— Task details —
From the first line of the listing below, retype each line up to and including the one with "# Values"; pictures stay out.
--------------------------------
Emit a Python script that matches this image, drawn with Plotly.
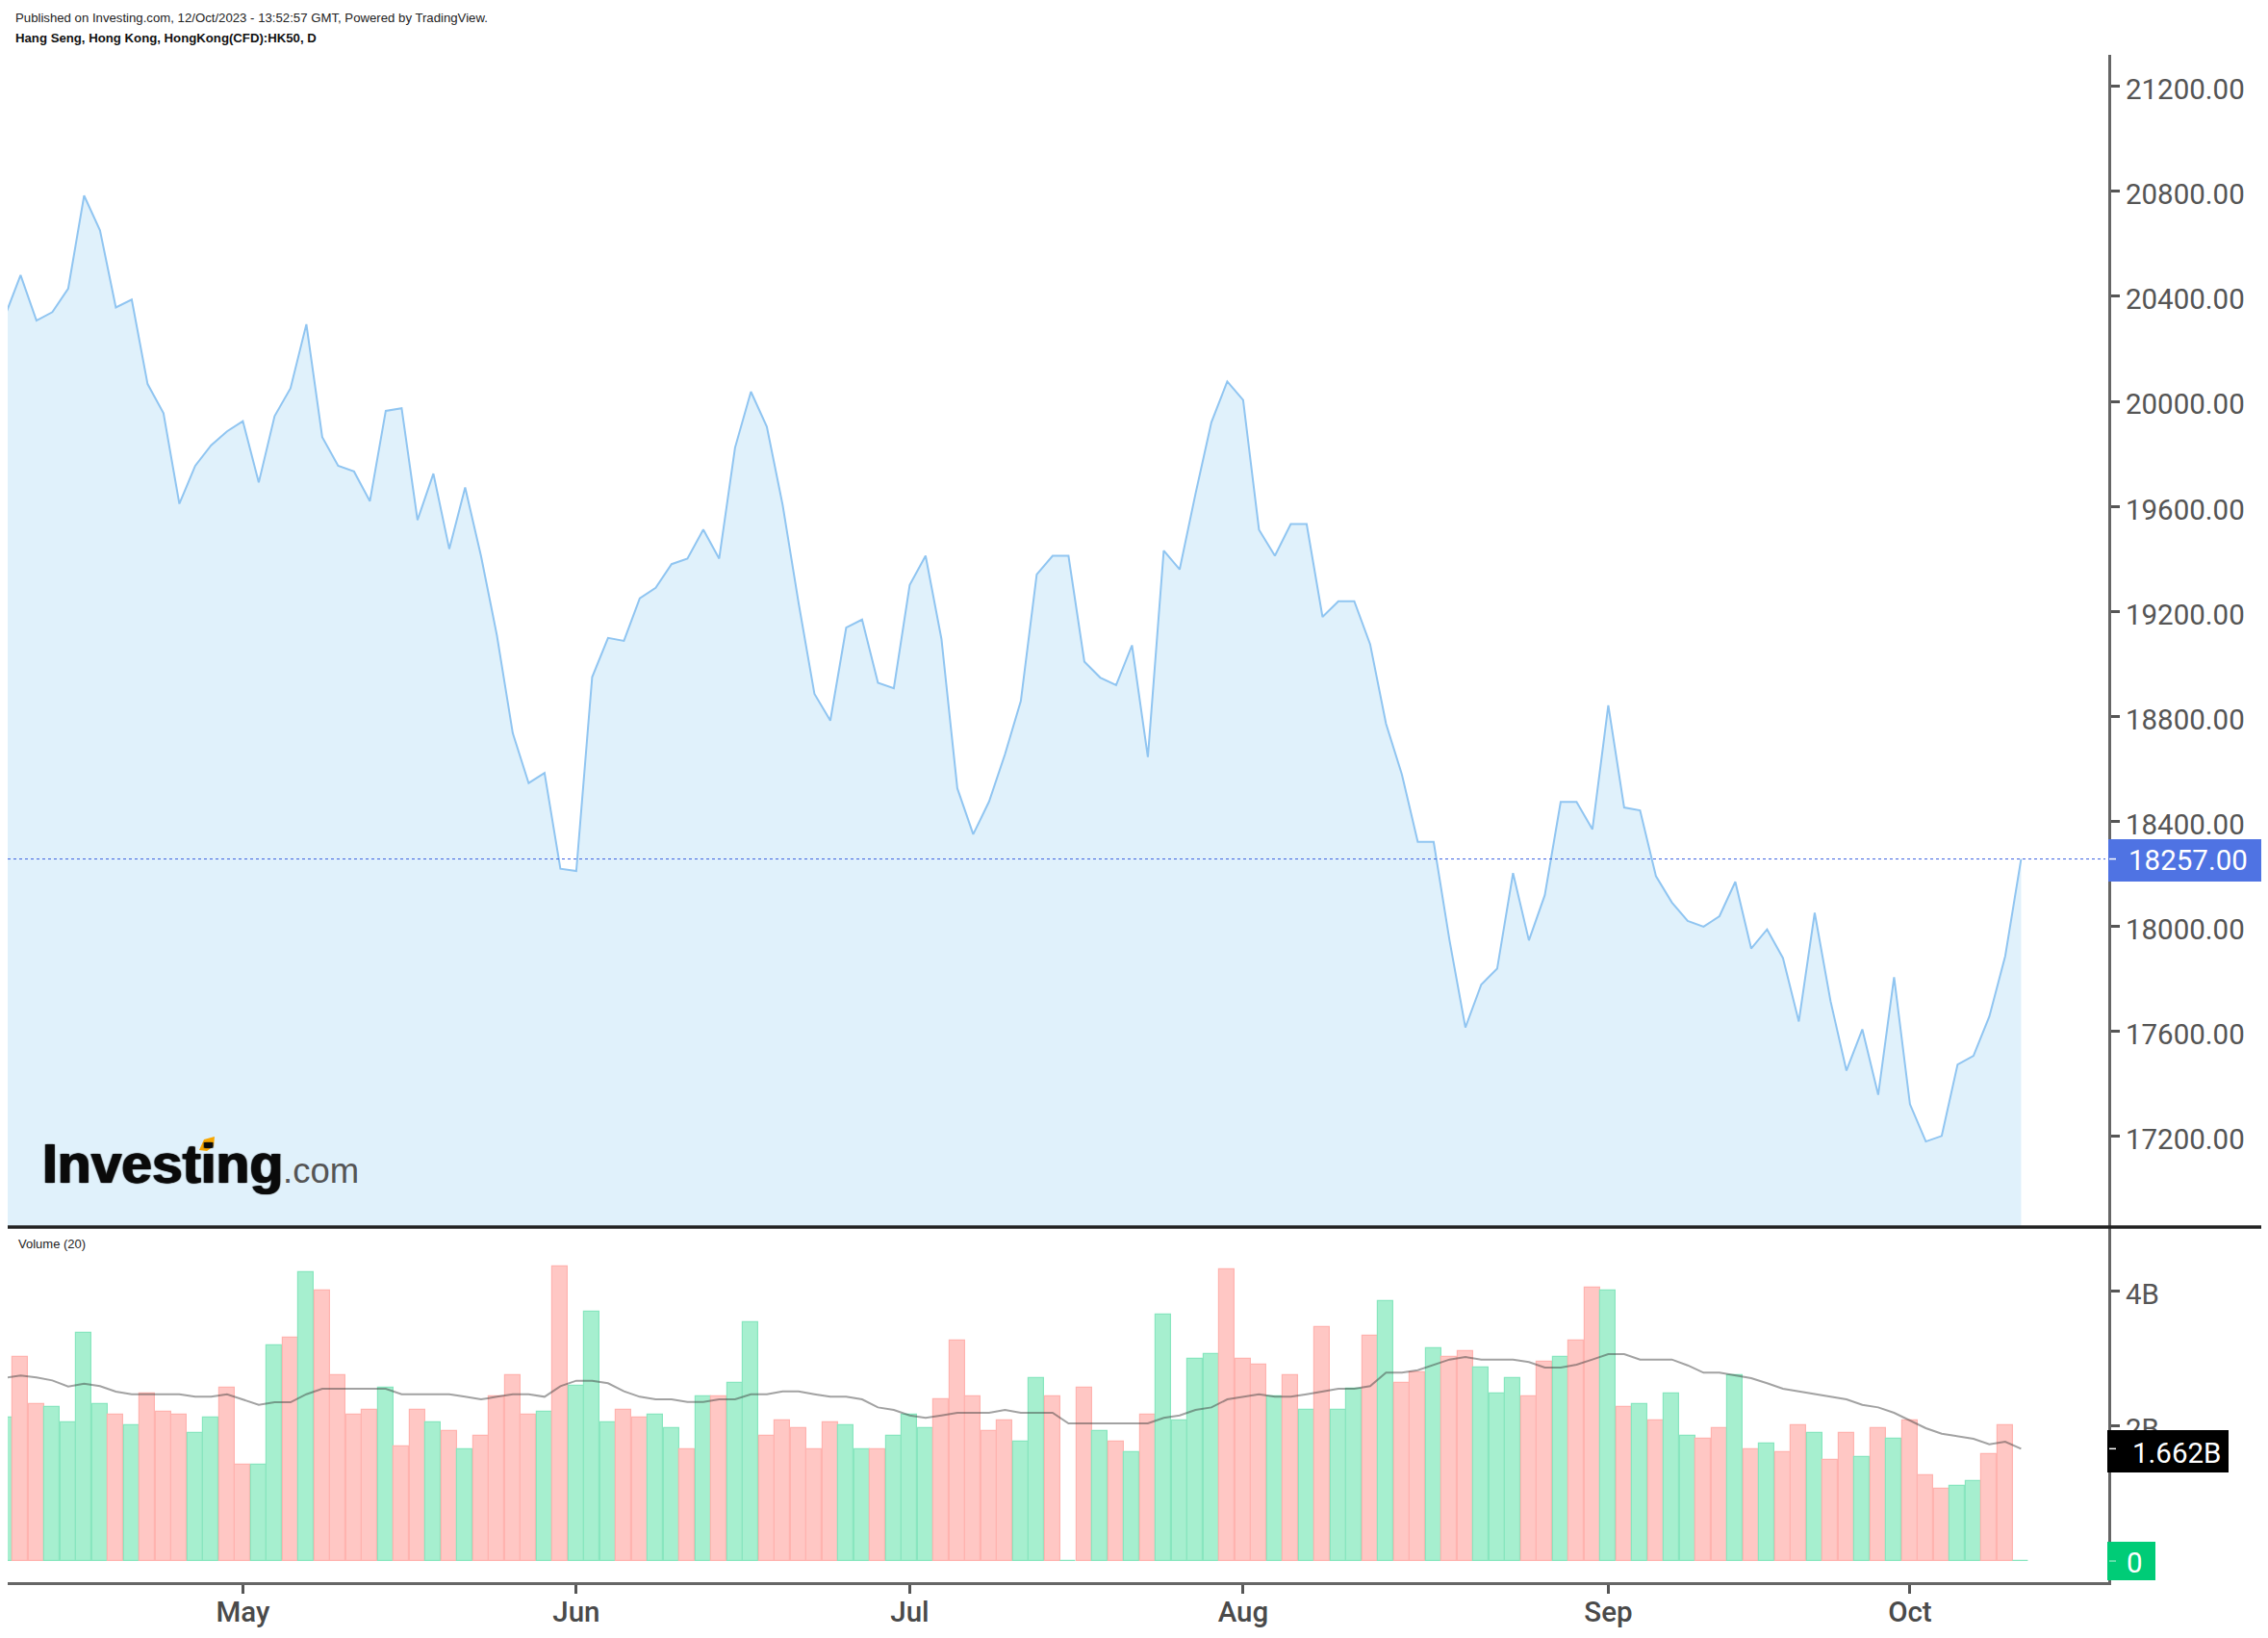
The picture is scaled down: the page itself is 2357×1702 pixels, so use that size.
# Hang Seng daily area chart with volume panel (Investing.com / TradingView look)

import plotly.graph_objects as go

# %% --------------------------------------------------------------------
# Values

close = [
    20323, 20481, 20308, 20340, 20430, 20784, 20652, 20358, 20388, 20066,
    19955, 19610, 19755, 19833, 19886, 19925, 19691, 19944, 20050, 20294,
    19864, 19755, 19733, 19620, 19964, 19974, 19548, 19725, 19438, 19672,
    19411, 19109, 18736, 18546, 18585, 18220, 18211, 18950, 19099, 19088,
    19250, 19290, 19380, 19401, 19512, 19401, 19824, 20037, 19904, 19605,
    19233, 18886, 18784, 19138, 19169, 18928, 18907, 19301, 19412, 19095,
    18526, 18351, 18476, 18656, 18859, 19341, 19412, 19412, 19009, 18948,
    18919, 19071, 18645, 19432, 19360, 19648, 19920, 20076, 20005, 19511,
    19412, 19533, 19533, 19179, 19239, 19239, 19075, 18772, 18579, 18322,
    18322, 17947, 17615, 17779, 17839, 18203, 17947, 18119, 18474, 18474,
    18370, 18842, 18453, 18442, 18192, 18092, 18021, 17999, 18039, 18170,
    17916, 17989, 17880, 17638, 18052, 17715, 17451, 17608, 17359, 17807,
    17323, 17181, 17202, 17474, 17507, 17657, 17887, 18257,
]

volume = [
    2.127, 3.025, 2.322, 2.284, 2.047, 3.381, 2.322, 2.165, 2.009, 2.479,
    2.203, 2.165, 1.895, 2.127, 2.559, 1.420, 1.420, 3.186, 3.300, 4.278,
    4.008, 2.754, 2.165, 2.241, 2.559, 1.695, 2.241, 2.047, 1.928, 1.652,
    1.852, 2.441, 2.754, 2.165, 2.203, 4.359, 2.593, 3.694, 2.047, 2.241,
    2.127, 2.165, 1.966, 1.652, 2.441, 2.441, 2.635, 3.538, 1.852, 2.085,
    1.966, 1.652, 2.047, 2.009, 1.652, 1.652, 1.852, 2.165, 1.966, 2.398,
    3.262, 2.441, 1.928, 2.085, 1.771, 2.711, 2.441, 0, 2.559, 1.928,
    1.771, 1.614, 2.165, 3.651, 2.085, 2.987, 3.067, 4.316, 2.987, 2.911,
    2.441, 2.749, 2.241, 3.457, 2.241, 2.555, 3.338, 3.851, 2.635, 2.792,
    3.143, 3.025, 3.105, 2.868, 2.479, 2.711, 2.441, 2.949, 3.025, 3.262,
    4.046, 4.008, 2.284, 2.322, 2.085, 2.479, 1.852, 1.814, 1.966, 2.749,
    1.652, 1.733, 1.614, 2.009, 1.890, 1.500, 1.890, 1.538, 1.966, 1.809,
    2.085, 1.263, 1.068, 1.106, 1.187, 1.576, 2.009, 0,
]

# g = green bar, r = red bar, 20 bars per chunk
volume_side = list(
    "grrggggrgrrrggrrggrg"
    "rrrrgrrgrgrrrrgrgggr"
    "rggrgrggrrrrrggrgggr"
    "rrrrggrgrgrgrggggrrr"
    "grgrggrgrrgrrgggrrgr"
    "rgrgrggrrgrgrrgrrgrg"
    "rrrggrrg"
)

volume_ma = [
    2.711, 2.745, 2.716, 2.673, 2.583, 2.626, 2.588, 2.507, 2.469, 2.469,
    2.469, 2.469, 2.431, 2.431, 2.469, 2.393, 2.312, 2.350, 2.350, 2.469,
    2.550, 2.550, 2.550, 2.550, 2.550, 2.469, 2.469, 2.469, 2.469, 2.431,
    2.393, 2.431, 2.469, 2.469, 2.431, 2.588, 2.669, 2.669, 2.631, 2.512,
    2.431, 2.393, 2.393, 2.355, 2.355, 2.393, 2.393, 2.469, 2.469, 2.512,
    2.512, 2.469, 2.431, 2.431, 2.393, 2.274, 2.236, 2.156, 2.118, 2.156,
    2.194, 2.194, 2.194, 2.236, 2.194, 2.194, 2.194, 2.037, 2.037, 2.037,
    2.037, 2.037, 2.037, 2.118, 2.156, 2.236, 2.274, 2.393, 2.431, 2.469,
    2.431, 2.431, 2.469, 2.507, 2.550, 2.550, 2.588, 2.787, 2.787, 2.825,
    2.906, 2.982, 3.020, 2.982, 2.982, 2.982, 2.944, 2.863, 2.863, 2.906,
    2.982, 3.063, 3.063, 2.982, 2.982, 2.982, 2.896, 2.787, 2.787, 2.749,
    2.707, 2.631, 2.550, 2.512, 2.469, 2.431, 2.393, 2.312, 2.274, 2.194,
    2.085, 1.966, 1.885, 1.847, 1.809, 1.728, 1.766, 1.662,
]

month_index = [15, 36, 57, 78, 101, 120]
month_labels = ["May", "Jun", "Jul", "Aug", "Sep", "Oct"]
price_ticks = [17200, 17600, 18000, 18400, 18800, 19200, 19600, 20000, 20400, 20800, 21200]
volume_ticks = [0, 2, 4]
volume_tick_labels = ["", "2B", "4B"]

# %% --------------------------------------------------------------------
# Page geometry in pixels

W, H = 2357, 1702
LEFT, RIGHT = 8, 2191
TOP, SPLIT, BOTTOM = 57, 1275, 1644


def px(x):
    return x / W


def py(y):
    return 1 - y / H


bar_colors = {"g": "#a6efcf", "r": "#ffc7c4"}
edge_colors = {"g": "#88e6bf", "r": "#ffb3af"}
days = list(range(len(close)))

fig = go.Figure()

fig.add_trace(go.Scatter(
    x=days, y=close, mode="lines", yaxis="y",
    line=dict(color="#90c5f1", width=2),
    fill="tozeroy", fillcolor="#e0f1fb",
))

fig.add_trace(go.Bar(
    x=days, y=volume, yaxis="y2", width=0.96,
    marker=dict(
        color=[bar_colors[s] for s in volume_side],
        line=dict(color=[edge_colors[s] for s in volume_side], width=1.2),
    ),
))

fig.add_trace(go.Scatter(
    x=days, y=volume_ma, mode="lines", yaxis="y2",
    line=dict(color="rgba(60,60,60,0.48)", width=2),
))

# %% --------------------------------------------------------------------
# Price tag boxes on the right axis, plus separators

BLUE, BLACK, GREEN = "#4f73e3", "#000000", "#00cc77"
shapes = [
    # last price dotted line
    dict(type="line", xref="paper", yref="y", x0=px(LEFT), x1=px(2188),
         y0=close[-1], y1=close[-1], line=dict(color="#3f63e0", width=1, dash="dot")),
    # panel separator
    dict(type="line", xref="paper", yref="paper", x0=px(LEFT), x1=px(2350),
         y0=py(SPLIT), y1=py(SPLIT), line=dict(color="#222222", width=3.5)),
    dict(type="rect", xref="paper", yref="paper", x0=px(2191), x1=px(2350),
         y0=py(916), y1=py(872), fillcolor=BLUE, line_width=0, layer="above"),
    dict(type="rect", xref="paper", yref="paper", x0=px(2190), x1=px(2316),
         y0=py(1530), y1=py(1486), fillcolor=BLACK, line_width=0, layer="above"),
    dict(type="rect", xref="paper", yref="paper", x0=px(2190), x1=px(2240),
         y0=py(1642), y1=py(1602), fillcolor=GREEN, line_width=0, layer="above"),
    # small white ticks on the tags
    dict(type="line", xref="paper", yref="y", x0=px(2192), x1=px(2199),
         y0=close[-1], y1=close[-1], line=dict(color="white", width=1.5)),
    dict(type="line", xref="paper", yref="y2", x0=px(2192), x1=px(2199),
         y0=volume_ma[-1], y1=volume_ma[-1], line=dict(color="white", width=1.5)),
    dict(type="line", xref="paper", yref="y2", x0=px(2192), x1=px(2199),
         y0=0, y1=0, line=dict(color="#7fe3b8", width=1.5)),
]


def label(x, y, text, size, color="#000000", family="Liberation Sans", weight=400, **font_extra):
    return dict(xref="paper", yref="paper", x=px(x), y=py(y), text=text, showarrow=False,
                xanchor="left", yanchor="middle", borderpad=0,
                font=dict(family=family, size=size, color=color, weight=weight, **font_extra))


annotations = [
    label(15, 18, "Published on Investing.com, 12/Oct/2023 - 13:52:57 GMT, Powered by TradingView.", 13.2, "#222222"),
    label(15, 40, "Hang Seng, Hong Kong, HongKong(CFD):HK50, D", 13.2, "#111111", weight=700),
    label(18, 1292, "Volume (20)", 13, "#222222"),
    label(2211, 894, f"{close[-1]:.2f}", 29.5, "white", "Roboto"),
    label(2215, 1510, f"{volume_ma[-1]:.3f}B", 29.5, "white", "Roboto"),
    label(2209, 1624, "0", 29.5, "white", "Roboto"),
    label(43, 1209, "Investing", 57, "#0a0a0a", weight=700,
          shadow="1px 0 1px #0a0a0a, -1px 0 1px #0a0a0a"),
    label(293, 1216, ".com", 36.5, "#555555"),
]

# orange dot of the logo, sits on the i of Investing
shapes.append(
    dict(type="path", xref="paper", yref="paper", fillcolor="#f7a600", line_width=0, layer="above",
         path=f"M {px(207)} {py(1195)} L {px(212)} {py(1184)} L {px(223)} {py(1181)} "
              f"L {px(222)} {py(1191)} L {px(215)} {py(1196)} Z")
)

# %% --------------------------------------------------------------------
# Axes, set so that one trading day is 16.5 px wide

tick_font = dict(family="Roboto", size=29.5, color="#555555")
axis_style = dict(side="right", showgrid=False, zeroline=False, showline=True,
                  linecolor="#666666", linewidth=3, ticks="outside", ticklen=9,
                  tickwidth=3, tickcolor="#555555", tickfont=tick_font,
                  ticklabelshift=3)

fig.update_layout(
    width=W,
    height=H,
    margin=dict(l=0, r=0, t=0, b=0),
    paper_bgcolor="white",
    plot_bgcolor="white",
    showlegend=False,
    bargap=0,
    shapes=shapes,
    annotations=annotations,
    xaxis=dict(
        domain=[px(LEFT), px(RIGHT)],
        range=[0.188, 132.49],
        anchor="y2",
        tickmode="array",
        tickvals=month_index,
        ticktext=month_labels,
        tickfont=dict(family="Roboto", size=29.5, color="#4a4a4a", weight=500),
        ticklabelstandoff=-6,
        ticks="outside",
        ticklen=9,
        tickwidth=3,
        tickcolor="#555555",
        showgrid=False,
        zeroline=False,
        showline=True,
        linecolor="#666666",
        linewidth=3,
    ),
    yaxis=dict(
        domain=[py(SPLIT), py(TOP)],
        range=[16855, 21320],
        anchor="x",
        tickmode="array",
        tickvals=price_ticks,
        ticktext=[f"{t:.2f}" for t in price_ticks],
        **axis_style,
    ),
    yaxis2=dict(
        domain=[py(BOTTOM), py(SPLIT)],
        range=[-0.313, 4.943],
        anchor="x",
        tickmode="array",
        tickvals=volume_ticks,
        ticktext=volume_tick_labels,
        **axis_style,
    ),
)

# browser's default body margin would push the figure 8 px off
fig.write_html("out.html", config=dict(displayModeBar=False),
               post_script="document.body.style.margin = '0';")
--------------------------------
— The response —
Emit a Python script that matches this image, drawn with Plotly.
The picture is scaled down: the page itself is 2357×1702 pixels, so use that size.
# Hang Seng daily area chart with volume panel (Investing.com / TradingView look)

import plotly.graph_objects as go

# %% --------------------------------------------------------------------
# Values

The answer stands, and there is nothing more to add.